● **WHAT TO PRODUCE**: State the count of lines below in which the word "this" appears, and add nothing.

● **DATASET ENTRIES**:

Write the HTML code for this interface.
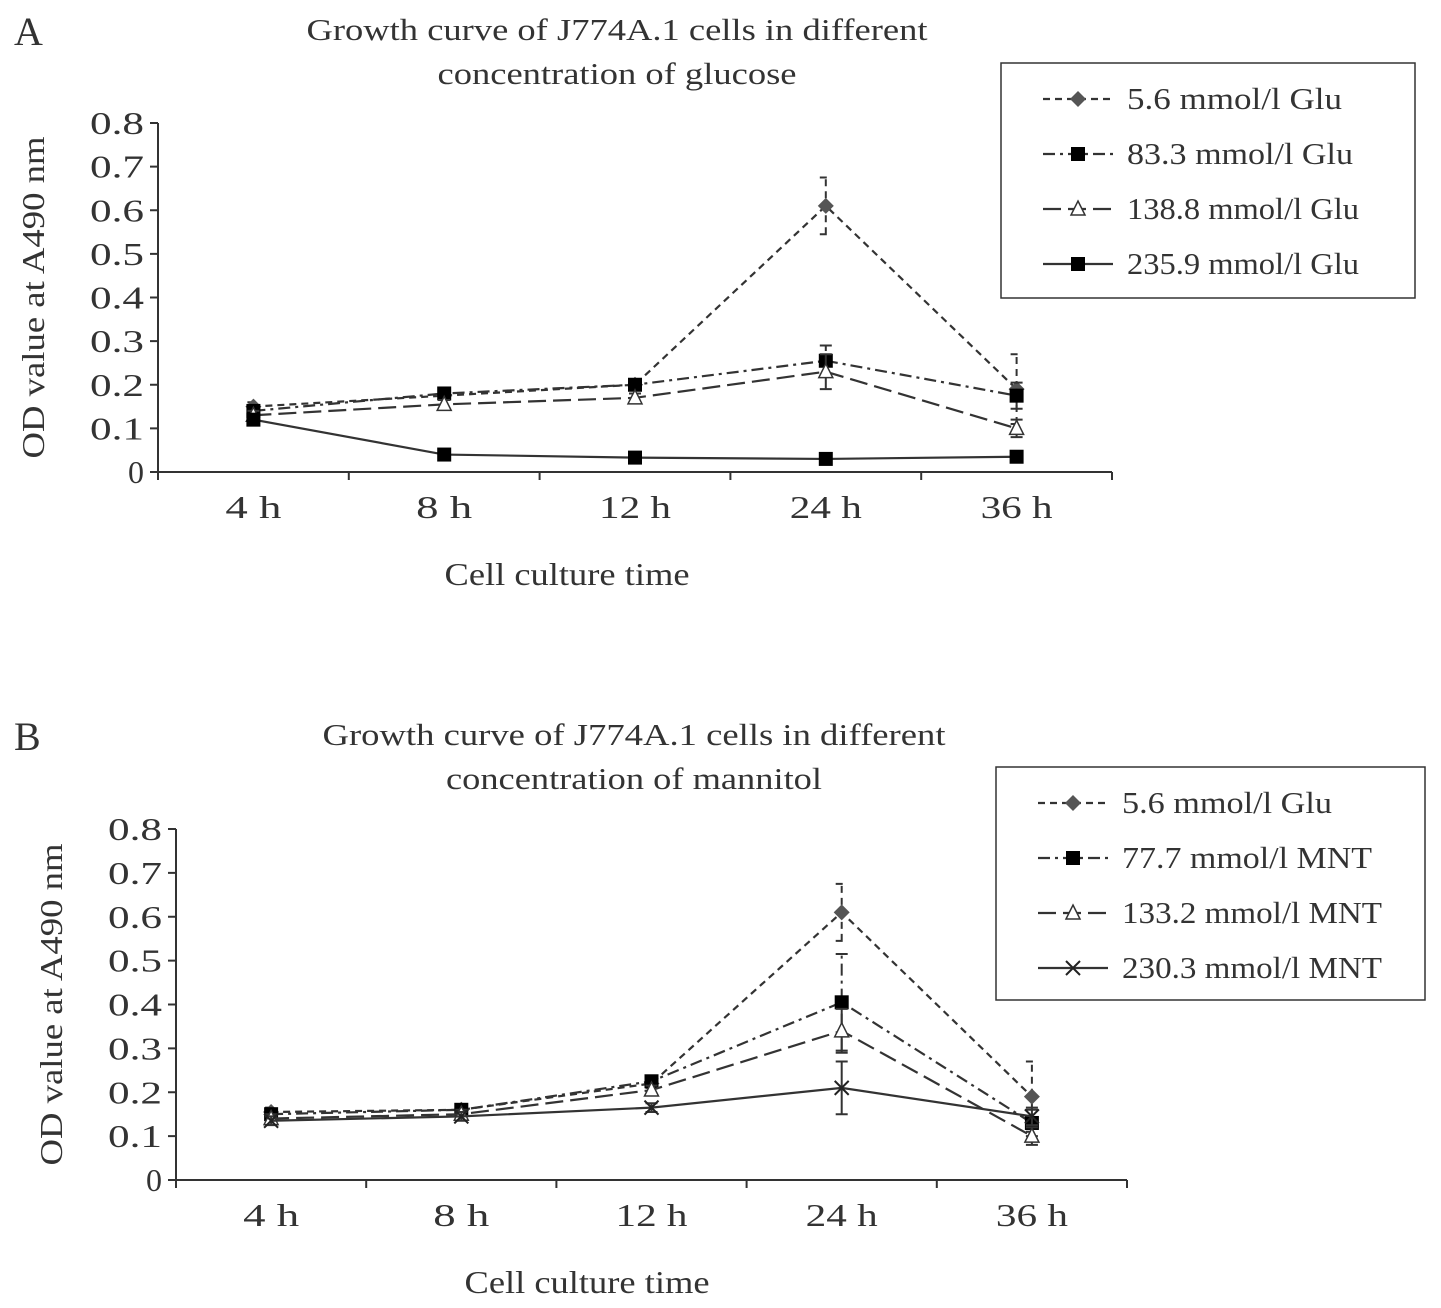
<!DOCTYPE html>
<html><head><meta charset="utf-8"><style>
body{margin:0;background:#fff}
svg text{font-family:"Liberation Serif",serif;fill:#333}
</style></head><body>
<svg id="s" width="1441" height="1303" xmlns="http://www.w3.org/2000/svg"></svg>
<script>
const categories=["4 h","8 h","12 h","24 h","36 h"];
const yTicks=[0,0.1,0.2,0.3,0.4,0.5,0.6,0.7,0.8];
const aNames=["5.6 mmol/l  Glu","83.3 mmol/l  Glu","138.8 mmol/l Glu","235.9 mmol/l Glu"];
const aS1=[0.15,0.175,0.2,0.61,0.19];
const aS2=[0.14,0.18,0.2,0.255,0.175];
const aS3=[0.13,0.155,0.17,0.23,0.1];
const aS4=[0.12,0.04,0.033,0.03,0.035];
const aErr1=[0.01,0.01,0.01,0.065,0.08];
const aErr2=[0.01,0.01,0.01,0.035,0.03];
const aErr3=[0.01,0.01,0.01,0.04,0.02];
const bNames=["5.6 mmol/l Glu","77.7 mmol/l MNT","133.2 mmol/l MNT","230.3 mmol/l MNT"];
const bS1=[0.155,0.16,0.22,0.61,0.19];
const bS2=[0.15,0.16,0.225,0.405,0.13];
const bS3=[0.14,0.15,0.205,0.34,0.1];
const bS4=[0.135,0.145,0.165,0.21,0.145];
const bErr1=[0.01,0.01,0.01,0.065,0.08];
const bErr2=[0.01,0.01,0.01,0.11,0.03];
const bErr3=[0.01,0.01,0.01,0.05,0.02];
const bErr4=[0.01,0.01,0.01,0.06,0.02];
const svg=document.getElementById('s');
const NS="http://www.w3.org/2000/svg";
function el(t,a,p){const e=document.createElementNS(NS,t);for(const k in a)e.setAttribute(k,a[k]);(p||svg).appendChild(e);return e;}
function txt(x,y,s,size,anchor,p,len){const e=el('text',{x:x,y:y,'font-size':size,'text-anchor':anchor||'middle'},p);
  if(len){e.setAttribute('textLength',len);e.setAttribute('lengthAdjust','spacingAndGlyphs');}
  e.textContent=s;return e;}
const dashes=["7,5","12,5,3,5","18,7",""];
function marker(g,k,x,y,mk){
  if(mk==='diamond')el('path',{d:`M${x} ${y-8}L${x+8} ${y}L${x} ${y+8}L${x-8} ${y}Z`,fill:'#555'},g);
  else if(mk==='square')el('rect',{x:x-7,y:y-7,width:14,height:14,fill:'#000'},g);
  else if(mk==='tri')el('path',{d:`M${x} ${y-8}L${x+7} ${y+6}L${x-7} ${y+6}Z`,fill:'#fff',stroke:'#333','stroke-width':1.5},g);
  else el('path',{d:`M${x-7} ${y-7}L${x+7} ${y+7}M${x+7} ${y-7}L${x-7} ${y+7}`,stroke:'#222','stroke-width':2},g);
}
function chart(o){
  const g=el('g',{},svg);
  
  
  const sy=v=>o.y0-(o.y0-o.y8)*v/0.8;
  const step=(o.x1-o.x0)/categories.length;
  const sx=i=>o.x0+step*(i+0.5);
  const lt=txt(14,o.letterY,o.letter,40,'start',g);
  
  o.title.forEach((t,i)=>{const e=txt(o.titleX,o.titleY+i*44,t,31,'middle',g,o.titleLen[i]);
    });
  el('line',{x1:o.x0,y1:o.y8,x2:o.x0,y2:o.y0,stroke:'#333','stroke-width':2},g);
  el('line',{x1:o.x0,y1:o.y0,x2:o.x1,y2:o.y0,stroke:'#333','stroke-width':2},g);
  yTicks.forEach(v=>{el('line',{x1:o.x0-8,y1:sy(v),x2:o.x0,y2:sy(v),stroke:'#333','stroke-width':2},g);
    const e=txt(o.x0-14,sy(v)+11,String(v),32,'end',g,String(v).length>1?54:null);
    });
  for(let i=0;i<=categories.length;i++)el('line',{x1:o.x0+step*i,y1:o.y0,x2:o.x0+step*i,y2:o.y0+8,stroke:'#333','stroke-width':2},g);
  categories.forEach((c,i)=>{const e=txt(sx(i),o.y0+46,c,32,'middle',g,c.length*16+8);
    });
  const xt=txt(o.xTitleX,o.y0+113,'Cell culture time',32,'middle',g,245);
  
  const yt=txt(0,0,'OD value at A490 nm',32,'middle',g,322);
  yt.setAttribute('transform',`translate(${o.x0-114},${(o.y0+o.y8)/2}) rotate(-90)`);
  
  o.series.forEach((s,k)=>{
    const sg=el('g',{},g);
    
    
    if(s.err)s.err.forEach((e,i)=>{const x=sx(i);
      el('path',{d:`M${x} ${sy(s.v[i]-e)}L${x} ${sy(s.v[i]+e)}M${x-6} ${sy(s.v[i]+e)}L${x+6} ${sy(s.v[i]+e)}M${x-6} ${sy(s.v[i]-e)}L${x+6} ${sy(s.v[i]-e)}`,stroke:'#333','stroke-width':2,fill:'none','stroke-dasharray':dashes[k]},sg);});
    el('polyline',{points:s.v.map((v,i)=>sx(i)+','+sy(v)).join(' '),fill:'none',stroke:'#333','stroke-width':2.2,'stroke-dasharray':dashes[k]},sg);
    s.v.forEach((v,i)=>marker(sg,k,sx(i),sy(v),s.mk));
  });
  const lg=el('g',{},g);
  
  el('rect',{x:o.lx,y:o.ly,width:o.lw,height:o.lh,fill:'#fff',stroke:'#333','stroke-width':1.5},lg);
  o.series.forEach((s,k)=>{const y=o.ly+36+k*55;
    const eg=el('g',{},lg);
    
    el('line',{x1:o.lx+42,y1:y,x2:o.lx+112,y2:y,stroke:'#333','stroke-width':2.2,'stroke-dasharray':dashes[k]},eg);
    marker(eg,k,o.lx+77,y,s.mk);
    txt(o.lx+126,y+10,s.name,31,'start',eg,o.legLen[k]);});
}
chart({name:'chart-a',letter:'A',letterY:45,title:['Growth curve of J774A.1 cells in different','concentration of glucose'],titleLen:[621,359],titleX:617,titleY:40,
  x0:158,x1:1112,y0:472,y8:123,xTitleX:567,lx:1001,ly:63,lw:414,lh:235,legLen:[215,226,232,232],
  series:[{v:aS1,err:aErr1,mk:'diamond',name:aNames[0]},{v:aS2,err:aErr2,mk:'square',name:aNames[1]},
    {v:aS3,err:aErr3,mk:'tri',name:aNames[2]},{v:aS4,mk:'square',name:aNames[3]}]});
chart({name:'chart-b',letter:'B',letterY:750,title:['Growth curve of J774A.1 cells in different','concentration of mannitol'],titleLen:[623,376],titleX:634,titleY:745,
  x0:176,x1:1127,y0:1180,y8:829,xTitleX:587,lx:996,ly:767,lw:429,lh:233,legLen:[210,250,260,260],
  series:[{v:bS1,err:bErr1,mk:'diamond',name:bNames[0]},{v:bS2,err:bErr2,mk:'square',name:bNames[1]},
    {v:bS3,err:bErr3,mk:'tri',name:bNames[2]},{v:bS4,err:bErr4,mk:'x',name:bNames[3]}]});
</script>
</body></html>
==
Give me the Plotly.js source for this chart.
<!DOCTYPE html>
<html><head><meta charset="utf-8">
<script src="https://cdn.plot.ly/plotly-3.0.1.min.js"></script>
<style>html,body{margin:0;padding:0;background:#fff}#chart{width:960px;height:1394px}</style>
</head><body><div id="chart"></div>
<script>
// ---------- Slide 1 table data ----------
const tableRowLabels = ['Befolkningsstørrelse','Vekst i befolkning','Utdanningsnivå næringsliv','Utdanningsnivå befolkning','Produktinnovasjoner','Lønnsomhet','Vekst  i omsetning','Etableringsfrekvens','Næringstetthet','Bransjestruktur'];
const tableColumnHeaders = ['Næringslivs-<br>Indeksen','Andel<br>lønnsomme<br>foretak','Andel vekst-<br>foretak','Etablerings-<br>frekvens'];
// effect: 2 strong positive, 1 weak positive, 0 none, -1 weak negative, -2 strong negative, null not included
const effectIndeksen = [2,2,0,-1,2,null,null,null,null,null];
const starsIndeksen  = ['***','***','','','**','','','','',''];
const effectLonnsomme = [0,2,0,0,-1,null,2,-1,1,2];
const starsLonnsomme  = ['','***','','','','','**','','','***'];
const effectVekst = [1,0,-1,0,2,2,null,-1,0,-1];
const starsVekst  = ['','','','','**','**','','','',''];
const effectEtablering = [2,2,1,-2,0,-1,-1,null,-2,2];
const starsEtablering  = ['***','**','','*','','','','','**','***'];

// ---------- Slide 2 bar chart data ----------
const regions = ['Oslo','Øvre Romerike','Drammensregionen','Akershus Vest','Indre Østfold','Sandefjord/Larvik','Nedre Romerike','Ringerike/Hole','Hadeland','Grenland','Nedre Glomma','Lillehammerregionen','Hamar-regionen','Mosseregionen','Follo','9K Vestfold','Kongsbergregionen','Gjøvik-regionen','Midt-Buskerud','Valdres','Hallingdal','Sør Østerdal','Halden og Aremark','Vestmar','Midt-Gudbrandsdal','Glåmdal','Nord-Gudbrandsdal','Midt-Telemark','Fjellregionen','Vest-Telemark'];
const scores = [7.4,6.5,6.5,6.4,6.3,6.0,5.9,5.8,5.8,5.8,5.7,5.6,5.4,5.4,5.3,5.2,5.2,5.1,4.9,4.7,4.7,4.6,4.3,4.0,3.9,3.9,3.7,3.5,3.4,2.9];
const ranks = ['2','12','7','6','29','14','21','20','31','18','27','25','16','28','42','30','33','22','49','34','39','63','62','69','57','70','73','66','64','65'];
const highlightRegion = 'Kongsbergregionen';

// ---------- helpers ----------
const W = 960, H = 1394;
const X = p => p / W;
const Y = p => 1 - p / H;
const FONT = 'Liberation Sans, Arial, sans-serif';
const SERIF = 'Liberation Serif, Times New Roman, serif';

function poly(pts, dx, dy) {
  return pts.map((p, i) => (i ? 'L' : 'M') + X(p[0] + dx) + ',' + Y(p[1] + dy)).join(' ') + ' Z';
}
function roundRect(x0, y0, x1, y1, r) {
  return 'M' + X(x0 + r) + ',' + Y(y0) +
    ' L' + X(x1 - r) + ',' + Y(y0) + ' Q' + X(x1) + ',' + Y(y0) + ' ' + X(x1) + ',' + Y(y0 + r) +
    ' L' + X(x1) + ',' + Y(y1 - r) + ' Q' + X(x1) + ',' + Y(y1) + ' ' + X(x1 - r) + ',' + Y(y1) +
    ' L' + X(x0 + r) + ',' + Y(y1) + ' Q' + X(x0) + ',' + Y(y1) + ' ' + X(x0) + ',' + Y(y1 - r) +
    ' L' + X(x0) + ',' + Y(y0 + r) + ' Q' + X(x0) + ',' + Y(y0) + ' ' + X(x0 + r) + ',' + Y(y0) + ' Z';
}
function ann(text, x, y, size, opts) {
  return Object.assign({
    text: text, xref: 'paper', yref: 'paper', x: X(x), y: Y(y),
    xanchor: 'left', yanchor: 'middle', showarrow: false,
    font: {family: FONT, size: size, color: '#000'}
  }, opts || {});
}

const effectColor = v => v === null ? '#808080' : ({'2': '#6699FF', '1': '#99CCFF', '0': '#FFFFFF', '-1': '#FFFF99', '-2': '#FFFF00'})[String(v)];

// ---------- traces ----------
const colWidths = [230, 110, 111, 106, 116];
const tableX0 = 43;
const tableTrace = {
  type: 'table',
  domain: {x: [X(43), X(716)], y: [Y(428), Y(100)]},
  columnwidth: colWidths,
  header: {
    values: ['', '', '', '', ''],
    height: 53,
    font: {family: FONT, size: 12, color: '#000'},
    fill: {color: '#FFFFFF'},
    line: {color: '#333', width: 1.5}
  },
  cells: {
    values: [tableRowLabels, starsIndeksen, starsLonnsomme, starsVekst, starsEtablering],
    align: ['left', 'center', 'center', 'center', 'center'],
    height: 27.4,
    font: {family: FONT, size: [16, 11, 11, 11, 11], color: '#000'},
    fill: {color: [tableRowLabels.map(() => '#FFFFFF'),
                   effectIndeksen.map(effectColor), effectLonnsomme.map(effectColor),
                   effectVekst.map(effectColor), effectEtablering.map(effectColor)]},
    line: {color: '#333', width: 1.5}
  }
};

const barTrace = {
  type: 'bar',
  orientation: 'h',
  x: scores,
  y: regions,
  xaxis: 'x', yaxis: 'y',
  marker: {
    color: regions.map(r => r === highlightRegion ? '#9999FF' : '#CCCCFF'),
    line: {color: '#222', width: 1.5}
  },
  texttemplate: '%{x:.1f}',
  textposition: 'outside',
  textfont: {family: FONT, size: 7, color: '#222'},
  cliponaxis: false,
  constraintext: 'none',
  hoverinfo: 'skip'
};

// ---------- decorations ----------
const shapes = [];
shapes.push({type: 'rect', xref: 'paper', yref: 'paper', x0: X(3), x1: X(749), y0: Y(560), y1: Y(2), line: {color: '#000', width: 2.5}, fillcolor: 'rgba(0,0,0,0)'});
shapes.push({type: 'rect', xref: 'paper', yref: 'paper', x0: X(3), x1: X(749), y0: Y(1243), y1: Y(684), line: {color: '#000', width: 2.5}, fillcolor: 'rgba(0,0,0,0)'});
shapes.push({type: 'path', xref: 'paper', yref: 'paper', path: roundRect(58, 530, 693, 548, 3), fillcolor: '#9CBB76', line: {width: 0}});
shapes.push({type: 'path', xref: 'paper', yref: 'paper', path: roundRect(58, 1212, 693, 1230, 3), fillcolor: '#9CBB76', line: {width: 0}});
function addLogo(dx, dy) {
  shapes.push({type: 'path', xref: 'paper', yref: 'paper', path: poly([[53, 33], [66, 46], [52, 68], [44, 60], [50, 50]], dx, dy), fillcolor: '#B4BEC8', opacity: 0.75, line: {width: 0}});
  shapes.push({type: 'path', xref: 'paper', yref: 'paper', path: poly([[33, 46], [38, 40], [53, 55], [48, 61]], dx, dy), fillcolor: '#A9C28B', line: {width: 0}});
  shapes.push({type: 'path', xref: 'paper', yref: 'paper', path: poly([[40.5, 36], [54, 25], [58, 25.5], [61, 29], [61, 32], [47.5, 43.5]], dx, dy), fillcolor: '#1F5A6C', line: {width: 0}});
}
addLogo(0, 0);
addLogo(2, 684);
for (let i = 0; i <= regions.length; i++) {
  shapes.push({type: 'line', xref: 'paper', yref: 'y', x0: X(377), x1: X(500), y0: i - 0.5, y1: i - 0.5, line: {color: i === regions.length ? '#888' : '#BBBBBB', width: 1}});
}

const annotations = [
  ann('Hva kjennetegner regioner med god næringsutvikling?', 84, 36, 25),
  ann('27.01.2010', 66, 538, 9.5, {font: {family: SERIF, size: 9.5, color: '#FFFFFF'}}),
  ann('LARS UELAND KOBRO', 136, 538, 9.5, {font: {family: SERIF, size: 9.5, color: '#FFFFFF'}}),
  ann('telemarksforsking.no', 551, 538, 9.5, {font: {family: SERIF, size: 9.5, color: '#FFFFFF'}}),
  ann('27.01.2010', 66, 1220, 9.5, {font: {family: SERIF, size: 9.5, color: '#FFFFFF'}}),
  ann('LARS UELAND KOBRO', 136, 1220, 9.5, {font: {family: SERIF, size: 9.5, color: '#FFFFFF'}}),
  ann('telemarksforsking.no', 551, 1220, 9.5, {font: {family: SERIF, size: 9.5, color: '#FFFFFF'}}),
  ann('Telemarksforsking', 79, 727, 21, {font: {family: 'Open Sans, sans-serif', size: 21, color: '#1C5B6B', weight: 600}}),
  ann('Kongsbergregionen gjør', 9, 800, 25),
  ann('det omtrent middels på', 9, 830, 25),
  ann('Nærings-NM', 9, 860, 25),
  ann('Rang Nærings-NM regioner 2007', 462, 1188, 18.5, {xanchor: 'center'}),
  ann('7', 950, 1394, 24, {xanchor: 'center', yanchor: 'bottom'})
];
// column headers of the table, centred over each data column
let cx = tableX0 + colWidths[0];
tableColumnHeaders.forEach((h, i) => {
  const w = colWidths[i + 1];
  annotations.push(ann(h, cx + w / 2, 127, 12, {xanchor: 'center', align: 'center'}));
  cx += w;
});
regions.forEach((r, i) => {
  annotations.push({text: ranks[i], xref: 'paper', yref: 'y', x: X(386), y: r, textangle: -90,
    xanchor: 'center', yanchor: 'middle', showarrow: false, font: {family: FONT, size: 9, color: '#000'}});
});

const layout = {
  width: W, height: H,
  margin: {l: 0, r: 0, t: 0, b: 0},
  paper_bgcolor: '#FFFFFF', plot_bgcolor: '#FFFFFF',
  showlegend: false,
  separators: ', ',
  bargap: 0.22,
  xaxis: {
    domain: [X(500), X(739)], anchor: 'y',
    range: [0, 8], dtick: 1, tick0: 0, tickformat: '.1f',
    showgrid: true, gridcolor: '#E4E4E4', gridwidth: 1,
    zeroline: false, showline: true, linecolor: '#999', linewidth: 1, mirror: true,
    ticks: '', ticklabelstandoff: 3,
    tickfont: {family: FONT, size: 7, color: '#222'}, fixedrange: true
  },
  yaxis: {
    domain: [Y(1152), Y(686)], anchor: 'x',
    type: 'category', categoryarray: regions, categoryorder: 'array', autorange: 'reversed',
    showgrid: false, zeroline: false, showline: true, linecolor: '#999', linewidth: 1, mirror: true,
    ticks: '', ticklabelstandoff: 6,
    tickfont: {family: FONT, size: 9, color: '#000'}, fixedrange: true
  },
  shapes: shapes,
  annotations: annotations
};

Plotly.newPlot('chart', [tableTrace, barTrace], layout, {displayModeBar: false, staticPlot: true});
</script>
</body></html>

● **TASK RESULT**: 2